If you were hoping that animation films would come of age with this purported epic, you are in for a disappointment. Though the characters from the Mahabharat have faces and voices of the biggest stars, the images do not add up to a compelling canvas. Not by a wide margin.
Or, perhaps, it's because those eminently known faces and voices assume the roles of the mythological characters that we are unable to connect, let alone empathize with the astonishing tale of valour, manipulation and war that we've grown up with. Folklore and mythology when done with excessive flamboyance loses its efficacy.
The presentation is epic in intent, yes. Alas, the execution, packaging and projection leave the epic undernourished and over-emphasized.
The magic of animation cinema is to transport the audience into the world of make-believe, but in a way that we forget the characters are not real people. In other words, for animation to be effective, the narration must transcend the technique of animation.
Mahabharat, as told by director Amaan Khan, never goes beyond self-congratulation. The animation characters are so busy posturing they are never humanized. All we see are graphics, not the spectacular characters from the Mahabharat whom we've grown up with. We hear them. But they never attain credible shapes on screen.

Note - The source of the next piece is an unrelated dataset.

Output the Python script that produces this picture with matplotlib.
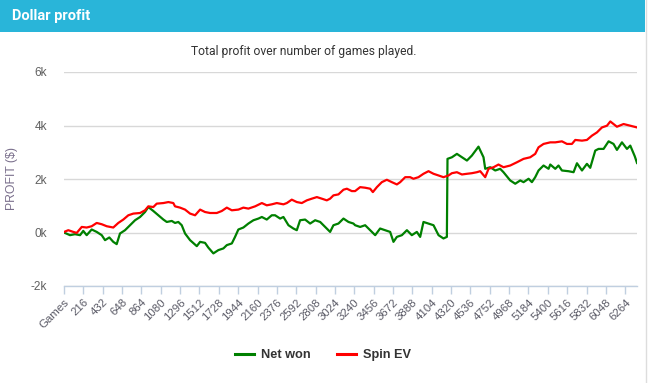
import matplotlib
matplotlib.use("Agg")
import matplotlib.pyplot as plt
from matplotlib.patches import Rectangle
from matplotlib.lines import Line2D

# Values (games played, profit in $)
net_games = [0, 67, 123, 179, 215, 253, 309, 365, 421, 458, 506, 550, 588, 625, 681, 737, 793, 849,
             904, 941, 997, 1053, 1109, 1147, 1203, 1239, 1276, 1314, 1351, 1407, 1482, 1519, 1574,
             1611, 1667, 1723, 1779, 1817, 1873, 1909, 1946, 2002, 2058, 2114, 2170, 2208, 2263,
             2319, 2356, 2412, 2449, 2505, 2560, 2598, 2635, 2691, 2747, 2803, 2859, 2914, 2970,
             3007, 3063, 3119, 3175, 3230, 3249, 3305, 3361, 3417, 3473, 3528, 3584, 3640, 3677,
             3715, 3771, 3827, 3882, 3938, 3975, 4012, 4068, 4124, 4180, 4235, 4273, 4280, 4329,
             4385, 4441, 4497, 4552, 4626, 4682, 4701, 4757, 4813, 4868, 4905, 4980, 5036, 5092,
             5129, 5185, 5222, 5259, 5296, 5352, 5408, 5427, 5483, 5519, 5557, 5631, 5687, 5725,
             5781, 5836, 5873, 5929, 5966, 6022, 6078, 6133, 6171, 6227, 6283, 6320, 6370, 6395]
net_won = [0, -100, -63, -100, 60, -100, 112, 22, -100, -286, -186, -350, -435, -37, 86, 272, 458, 580,
           766, 952, 804, 644, 484, 394, 432, 357, 394, 272, -37, -286, -510, -350, -387,
           -565, -781, -658, -595, -472, -409, -164, 112, 186, 335, 458, 521, 580, 484,
           644, 644, 521, 580, 272, 149, 86, 458, 484, 335, 458, 394, 208, 22,
           272, 335, 521, 394, 335, 272, 208, 272, 86, -100, 149, 86, 22, -350,
           -164, -100, 86, -100, 22, -164, 394, 335, 272, -100, -223, -164, 2753, 2812,
           2939, 2812, 2690, 2876, 3210, 2812, 2381, 2440, 2318, 2381, 2254, 1946, 1823, 1946,
           1882, 2009, 1882, 2068, 2318, 2504, 2381, 2541, 2381, 2504, 2318, 2291, 2254, 2589,
           2318, 2567, 2418, 3062, 3125, 3125, 3408, 3311, 3088, 3370, 3125, 3248, 2850, 2600]

ev_games = [0, 48, 104, 142, 198, 253, 309, 365, 421, 477, 550, 606, 662, 718, 774, 849, 904, 941,
            997, 1035, 1109, 1165, 1220, 1239, 1295, 1351, 1407, 1463, 1519, 1574, 1630, 1705,
            1761, 1817, 1873, 1946, 2002, 2058, 2133, 2208, 2263, 2319, 2375, 2449, 2487, 2542,
            2598, 2654, 2710, 2766, 2822, 2877, 2933, 2970, 3007, 3063, 3119, 3157, 3212, 3249,
            3305, 3361, 3417, 3447, 3492, 3547, 3603, 3659, 3715, 3752, 3808, 3863, 3900, 3956,
            4012, 4068, 4124, 4180, 4235, 4291, 4329, 4385, 4441, 4497, 4552, 4608, 4645, 4701,
            4738, 4794, 4849, 4905, 4980, 5055, 5129, 5203, 5259, 5296, 5352, 5427, 5483, 5557,
            5613, 5669, 5706, 5781, 5836, 5892, 5948, 6004, 6060, 6097, 6171, 6245, 6320, 6395]
spin_ev = [20, 86, 22, -15, 208, 186, 234, 357, 309, 234, 186, 357, 484, 644, 707, 729, 830, 978,
           952, 1079, 1101, 1138, 1101, 978, 930, 856, 707, 644, 856, 766, 729, 729,
           804, 930, 830, 856, 930, 893, 978, 1101, 1016, 1053, 1101, 1053, 1101, 1228,
           1138, 1101, 1202, 1265, 1324, 1265, 1202, 1265, 1388, 1425, 1600, 1637, 1548, 1548,
           1696, 1674, 1637, 1510, 1696, 1882, 1972, 1882, 1797, 1882, 2068, 2068, 2009, 2068,
           2195, 2292, 2195, 2132, 2068, 2132, 2217, 2254, 2169, 2195, 2217, 2254, 2292, 2068,
           2381, 2440, 2541, 2440, 2504, 2626, 2753, 2812, 2939, 3184, 3311, 3370, 3370, 3408,
           3311, 3311, 3460, 3434, 3460, 3620, 3742, 3928, 3992, 4151, 3954, 4055, 3992, 3928]

tick_games = list(range(0, 6265, 216))
tick_labels = ["Games"] + [str(g) for g in tick_games[1:]]
y_ticks = [-2000, 0, 2000, 4000, 6000]
y_labels = ["-2k", "0k", "2k", "4k", "6k"]

W, H = 648, 383
fig = plt.figure(figsize=(W / 100, H / 100), dpi=100)
fig.patch.set_facecolor("white")

# Header bar
fig.patches.append(Rectangle((0, 1 - 32 / H), 645 / W, 32 / H, transform=fig.transFigure,
                             facecolor="#29b5d9", edgecolor="none", zorder=0))
fig.lines.append(Line2D([645.5 / W, 645.5 / W], [0, 1], transform=fig.transFigure,
                        color="#dddddd", lw=1.0))
fig.text(12 / W, 1 - 16 / H, "Dollar profit", color="white", fontsize=10.5, fontweight="bold",
         family="Roboto", va="center", ha="left")
fig.text(304 / W, 1 - 52 / H, "Total profit over number of games played.", color="#333333",
         fontsize=8.7, family="Roboto", va="center", ha="center")

ax = fig.add_axes([64 / W, 1 - 286 / H, 573 / W, 214 / H])
ax.plot(net_games, net_won, color="#008000", lw=1.6, label="Net won", zorder=3)
ax.plot(ev_games, spin_ev, color="#ff0000", lw=1.6, label="Spin EV", zorder=3)

ax.set_xlim(0, 6395)
ax.set_ylim(-2000, 6000)
ax.set_yticks(y_ticks)
ax.set_yticklabels(y_labels)
ax.set_xticks(tick_games)
ax.set_xticklabels(tick_labels, rotation=45, ha="right", rotation_mode="anchor")

for s in ["top", "right", "left"]:
    ax.spines[s].set_visible(False)
ax.spines["bottom"].set_color("#c0cfe0")
ax.spines["bottom"].set_linewidth(1.0)
ax.grid(axis="y", color="#d8d8d8", lw=1.0)
ax.set_axisbelow(True)

ax.tick_params(axis="y", length=0, pad=12, labelsize=8.6, labelcolor="#606060")
ax.tick_params(axis="x", length=6, width=1.0, color="#c0cfe0", pad=2, labelsize=8.2,
               labelcolor="#5a5a66")
for lbl in ax.get_yticklabels() + ax.get_xticklabels():
    lbl.set_family("Liberation Sans")

ax.set_ylabel("PROFIT ($)", color="#7a6f8c", fontsize=8.8, family="Liberation Sans")
ax.yaxis.set_label_coords(-0.08, 0.5)

leg = fig.legend(loc="center", bbox_to_anchor=(323 / W, 1 - 355 / H), ncol=2, frameon=False,
                 handlelength=1.5, columnspacing=2.0, handletextpad=0.6,
                 prop={"family": "Liberation Sans", "weight": "bold", "size": 9.2})
for t in leg.get_texts():
    t.set_color("#333333")
for h in leg.get_lines():
    h.set_linewidth(2.2)

fig.savefig("out.png", dpi=100)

To their credit the superstars have lent their voices with great dignity and restraint. And one would have been happy just hearing Mr Bachchan as Bheeshma Pitamah, Sunny Deol as Bheem, Vidya Balan as Draupadi.
Incidentally, Draupadi's vastrahan scene has to be seen for us to know how clumsily inadequate the animation and graphics are. The saree doesn't unfurl. It ties itself up in knots, in a manner of speaking.
There is a laboured attempt here to prove that animation has come to animated life in Indian cinema. Sadly, it ends up proving only the opposite. We've a long way to go. If you want to see a credible dramatically deft adaptation of the Mahabharat, check out B R Chopra's televised version.
As for animation, Indian cinema should leave it alone.